8. Set clear transparent pricing based on memory, not number of datasets.
The open source status of CKAN allows for a variety of service models to emerge. From SaaS to professional services models which support on premise installations with white glove support. That said, none of the existing CKAN-as-a-Service providers employ the “nickel-and-diming” per dataset pricing model as we want to incentivize, not penalize use.
This extends to per-seat licensing as well - there is none. Further, each CKAN instance has full access to their users’ profiles and have the ability to craft their own terms of service. Contrast this with some proprietary data portal provider’s terms of service that assert very one sided grant of rights to the proprietary portal provider. It is your data, they are your users - not the portal provider’s.

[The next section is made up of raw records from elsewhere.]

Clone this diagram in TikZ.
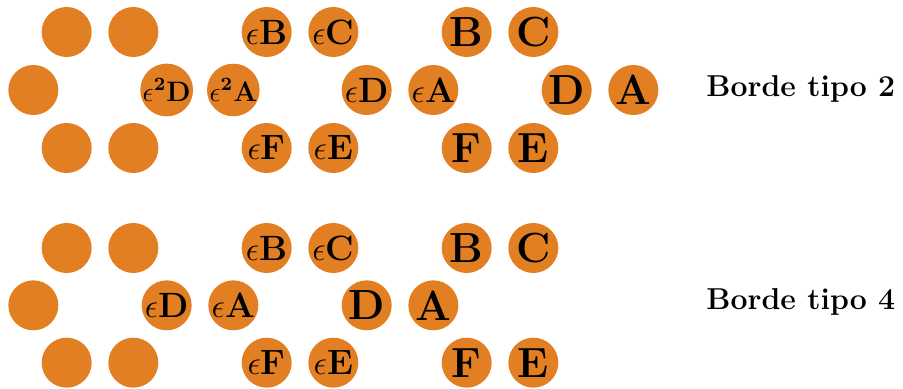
\documentclass[tikz,border=0pt]{standalone}
\usepackage{amsmath,amssymb}
\usepackage{tikz}
\usetikzlibrary{positioning}

\definecolor{hexorange}{RGB}{225,127,34}

\begin{document}
\begin{tikzpicture}[
  disc/.style={circle,fill=hexorange,draw=none,inner sep=0pt,minimum size=0.75cm},
  outer/.style={disc,font=\fontsize{18}{20}\selectfont\bfseries},
  middle/.style={disc,font=\fontsize{15}{17}\selectfont\bfseries},
  inner/.style={disc,font=\fontsize{12}{14}\selectfont\bfseries},
  lbl/.style={font=\fontsize{12.9}{15}\selectfont\bfseries,inner sep=0pt}
]
\useasboundingbox (0,0) rectangle (13.545,-5.835);
% Borde tipo 2
\node[disc] (t1) at (1,-0.48) {};
\node[disc] (t2) at (2,-0.48) {};
\node[disc] (t3) at (0.5,-1.35) {};
\node[disc] (t4) at (1,-2.22) {};
\node[disc] (t5) at (2,-2.22) {};
\node[inner] (teeD) at (2.5,-1.35) {$\epsilon^{\mathbf{2}}$D};
\node[inner] (teeA) at (3.5,-1.35) {$\epsilon^{\mathbf{2}}$A};
\node[middle] (teB) at (4,-0.48) {$\epsilon$B};
\node[middle] (teC) at (5,-0.48) {$\epsilon$C};
\node[middle] (teD) at (5.5,-1.35) {$\epsilon$D};
\node[middle] (teA) at (6.5,-1.35) {$\epsilon$A};
\node[middle] (teF) at (4,-2.22) {$\epsilon$F};
\node[middle] (teE) at (5,-2.22) {$\epsilon$E};
\node[outer] (tB) at (7,-0.48) {B};
\node[outer] (tC) at (8,-0.48) {C};
\node[outer] (tD) at (8.5,-1.35) {D};
\node[outer] (tA) at (9.5,-1.35) {A};
\node[outer] (tF) at (7,-2.22) {F};
\node[outer] (tE) at (8,-2.22) {E};
\node[lbl,anchor=base west] (ltwo) at (10.59,-1.455) {Borde tipo 2};
% Borde tipo 4
\node[disc] (b1) at (1,-3.72) {};
\node[disc] (b2) at (2,-3.72) {};
\node[disc] (b3) at (0.5,-4.58) {};
\node[disc] (b4) at (1,-5.44) {};
\node[disc] (b5) at (2,-5.44) {};
\node[middle] (beD) at (2.5,-4.58) {$\epsilon$D};
\node[middle] (beA) at (3.5,-4.58) {$\epsilon$A};
\node[middle] (beB) at (4,-3.72) {$\epsilon$B};
\node[middle] (beC) at (5,-3.72) {$\epsilon$C};
\node[middle] (beF) at (4,-5.44) {$\epsilon$F};
\node[middle] (beE) at (5,-5.44) {$\epsilon$E};
\node[outer] (bD) at (5.5,-4.58) {D};
\node[outer] (bA) at (6.5,-4.58) {A};
\node[outer] (bB) at (7,-3.72) {B};
\node[outer] (bC) at (8,-3.72) {C};
\node[outer] (bF) at (7,-5.44) {F};
\node[outer] (bE) at (8,-5.44) {E};
\node[lbl,anchor=base west] (lfour) at (10.59,-4.635) {Borde tipo 4};
\end{tikzpicture}
\end{document}
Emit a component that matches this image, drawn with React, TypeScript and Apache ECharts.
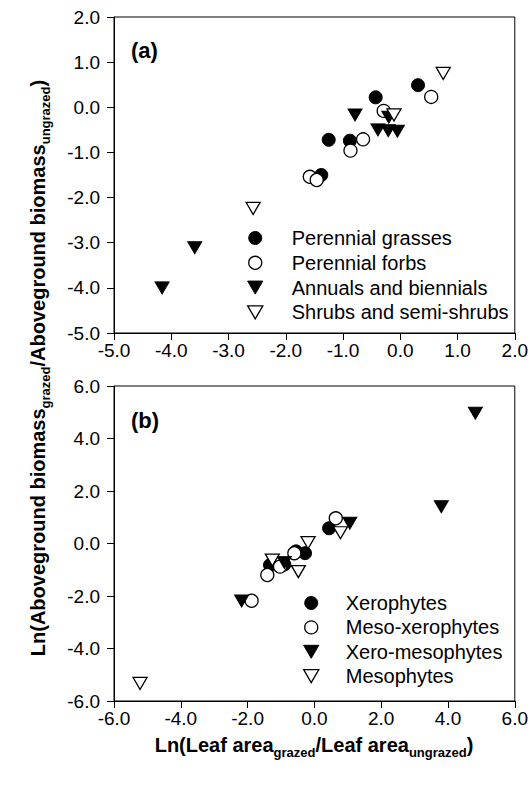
import React, { useEffect, useRef } from 'react';
import * as echarts from 'echarts';

// Axis ticks
const aXTicks = [-5, -4, -3, -2, -1, 0, 1, 2];
const aYTicks = [-5, -4, -3, -2, -1, 0, 1, 2];
const bXTicks = [-6, -4, -2, 0, 2, 4, 6];
const bYTicks = [-6, -4, -2, 0, 2, 4, 6];

// Panel (a): life forms
const aNames = ['Perennial grasses', 'Perennial forbs', 'Annuals and biennials', 'Shrubs and semi-shrubs'];
const grassesX = [0.31, -0.43, -1.25, -0.88, -1.38];
const grassesY = [0.49, 0.22, -0.72, -0.74, -1.5];
const forbsX = [0.54, -0.29, -0.65, -0.87, -1.58, -1.46];
const forbsY = [0.23, -0.08, -0.71, -0.96, -1.54, -1.61];
const annualsX = [-0.79, -0.39, -0.21, -0.05, -0.2, -3.59, -4.16];
const annualsY = [-0.17, -0.5, -0.52, -0.53, -0.22, -3.11, -4.0];
const shrubsX = [0.75, -0.11, -2.57];
const shrubsY = [0.75, -0.17, -2.24];

// Panel (b): water ecotypes
const bNames = ['Xerophytes', 'Meso-xerophytes', 'Xero-mesophytes', 'Mesophytes'];
const xeroX = [0.44, -0.28, -0.55, -0.9, -1.33];
const xeroY = [0.58, -0.37, -0.3, -0.8, -0.82];
const mesoXeroX = [0.64, -0.6, -1.03, -1.41, -1.88];
const mesoXeroY = [0.96, -0.37, -0.88, -1.2, -2.18];
const xeroMesoX = [4.82, 3.8, 1.06, -0.9, -2.18];
const xeroMesoY = [4.96, 1.4, 0.77, -0.72, -2.19];
const mesoX = [0.78, -0.19, -0.48, -1.26, -5.22];
const mesoY = [0.41, 0.03, -1.07, -0.63, -5.33];

const FONT = '"Liberation Sans", Arial, Helvetica, sans-serif';
const DOWN_TRI = 'path://M0,0L14,0L7,12Z';

const zip = (xs: number[], ys: number[]) => xs.map((x, i) => [x, ys[i]]);

const filled = { color: '#000', borderColor: '#000', borderWidth: 1, opacity: 1 };
const open = { color: '#fff', borderColor: '#000', borderWidth: 1.3, opacity: 1 };

const styles = [
  { symbol: 'circle', size: 13, item: filled },
  { symbol: 'circle', size: 13, item: open },
  { symbol: DOWN_TRI, size: [14, 12], item: filled },
  { symbol: DOWN_TRI, size: [14, 12], item: open },
];

function makeAxis(ticks: number[], gridIndex: number, isX: boolean) {
  return {
    type: 'value',
    gridIndex,
    min: ticks[0],
    max: ticks[ticks.length - 1],
    interval: ticks[1] - ticks[0],
    splitLine: { show: false },
    axisLine: { show: true, onZero: false, lineStyle: { color: '#000', width: 1 } },
    axisTick: { show: true, inside: false, length: 7, lineStyle: { color: '#000', width: 1 } },
    axisLabel: {
      color: '#000',
      fontSize: 19,
      fontFamily: FONT,
      margin: isX ? 8 : 14,
      formatter: (v: number) => v.toFixed(1),
    },
  };
}

export default function App() {
  const ref = useRef<HTMLDivElement>(null);

  useEffect(() => {
    if (!ref.current) return;
    const chart = echarts.init(ref.current, undefined, { renderer: 'svg' });

    const aData = [zip(grassesX, grassesY), zip(forbsX, forbsY), zip(annualsX, annualsY), zip(shrubsX, shrubsY)];
    const bData = [zip(xeroX, xeroY), zip(mesoXeroX, mesoXeroY), zip(xeroMesoX, xeroMesoY), zip(mesoX, mesoY)];

    const series: any[] = [];
    aNames.forEach((name, i) => {
      series.push({
        type: 'scatter',
        name,
        xAxisIndex: 0,
        yAxisIndex: 0,
        data: aData[i],
        symbol: styles[i].symbol,
        symbolSize: styles[i].size,
        itemStyle: styles[i].item,
        emphasis: { disabled: true },
        z: 2 + i,
      });
    });
    bNames.forEach((name, i) => {
      series.push({
        type: 'scatter',
        name,
        xAxisIndex: 1,
        yAxisIndex: 1,
        data: bData[i],
        symbol: styles[i].symbol,
        symbolSize: styles[i].size,
        itemStyle: styles[i].item,
        emphasis: { disabled: true },
        z: 2 + i,
      });
    });

    const legendText = { fontSize: 20, fontFamily: FONT, color: '#000', lineHeight: 20 };
    const legendItems = (names: string[]) =>
      names.map((name, i) => ({
        name,
        icon: styles[i].symbol,
        itemStyle: styles[i].item,
      }));

    const richTitle = {
      b: { fontSize: 20, fontWeight: 'bold', fontFamily: FONT, fill: '#000', lineHeight: 28 },
      s: { fontSize: 13, fontWeight: 'bold', fontFamily: FONT, fill: '#000', lineHeight: 13, verticalAlign: 'bottom' },
    };

    chart.setOption({
      animation: false,
      backgroundColor: '#fff',
      grid: [
        { left: 114, top: 17, width: 401, height: 316, show: true, borderColor: '#000', borderWidth: 1, backgroundColor: 'transparent' },
        { left: 114, top: 386, width: 401, height: 315, show: true, borderColor: '#000', borderWidth: 1, backgroundColor: 'transparent' },
      ],
      xAxis: [makeAxis(aXTicks, 0, true), makeAxis(bXTicks, 1, true)],
      yAxis: [makeAxis(aYTicks, 0, false), makeAxis(bYTicks, 1, false)],
      legend: [
        {
          orient: 'vertical',
          left: 247,
          top: 228,
          padding: 0,
          itemWidth: 63,
          itemHeight: 13,
          itemGap: 4.8,
          selectedMode: false,
          textStyle: legendText,
          data: legendItems(aNames),
        },
        {
          orient: 'vertical',
          left: 303,
          top: 593,
          padding: 0,
          itemWidth: 59,
          itemHeight: 13,
          itemGap: 4.4,
          selectedMode: false,
          textStyle: legendText,
          data: legendItems(bNames),
        },
      ],
      graphic: [
        {
          type: 'text',
          x: 131,
          y: 50,
          style: { text: '(a)', font: `bold 22px ${FONT}`, fill: '#000', verticalAlign: 'middle', align: 'left' },
        },
        {
          type: 'text',
          x: 131,
          y: 420,
          style: { text: '(b)', font: `bold 22px ${FONT}`, fill: '#000', verticalAlign: 'middle', align: 'left' },
        },
        {
          type: 'text',
          x: 314,
          y: 745,
          style: {
            text: '{b|Ln(Leaf area}{s|grazed}{b|/Leaf area}{s|ungrazed}{b|)}',
            rich: richTitle,
            align: 'center',
            verticalAlign: 'middle',
          },
        },
        {
          type: 'text',
          x: 38,
          y: 368,
          rotation: Math.PI / 2,
          style: {
            text: '{b|Ln(Aboveground biomass}{s|grazed}{b|/Aboveground biomass}{s|ungrazed}{b|)}',
            rich: richTitle,
            align: 'center',
            verticalAlign: 'middle',
          },
        },
      ],
      series,
    });

    return () => chart.dispose();
  }, []);

  return (
    <div
      ref={ref}
      style={{ position: 'fixed', left: 0, top: 0, width: 531, height: 785, background: '#fff' }}
    />
  );
}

Furthermore, your budget directly funds a
lot of contributions to the CKAN ecosystem as all the existing CKAN providers contribute and sponsor core development — new features and innovations largely informed by the work they do with their customers.
And since its open source - there’s no lock-in. If pricing ever becomes an issue, publishers can export all their data and move to another CKAN provider, or their own CKAN instance, or adopt another solution entirely.
Conclusion
In its long history, the CKAN project has always been at the heart of the Open Data movement, driven by a wide community of users, developers and stakeholders. As the movement evolves and faces new challenges, we are keen on CKAN responding to these changes in order to keep serving the community.
In that regard, CAN's Open Letter provides invaluable guidelines. We look forward to engaging CAN and other stakeholders - so we can build together the Data Infrastructure that will deliver the transparent, data-driven, 21st century government we expect and deserve.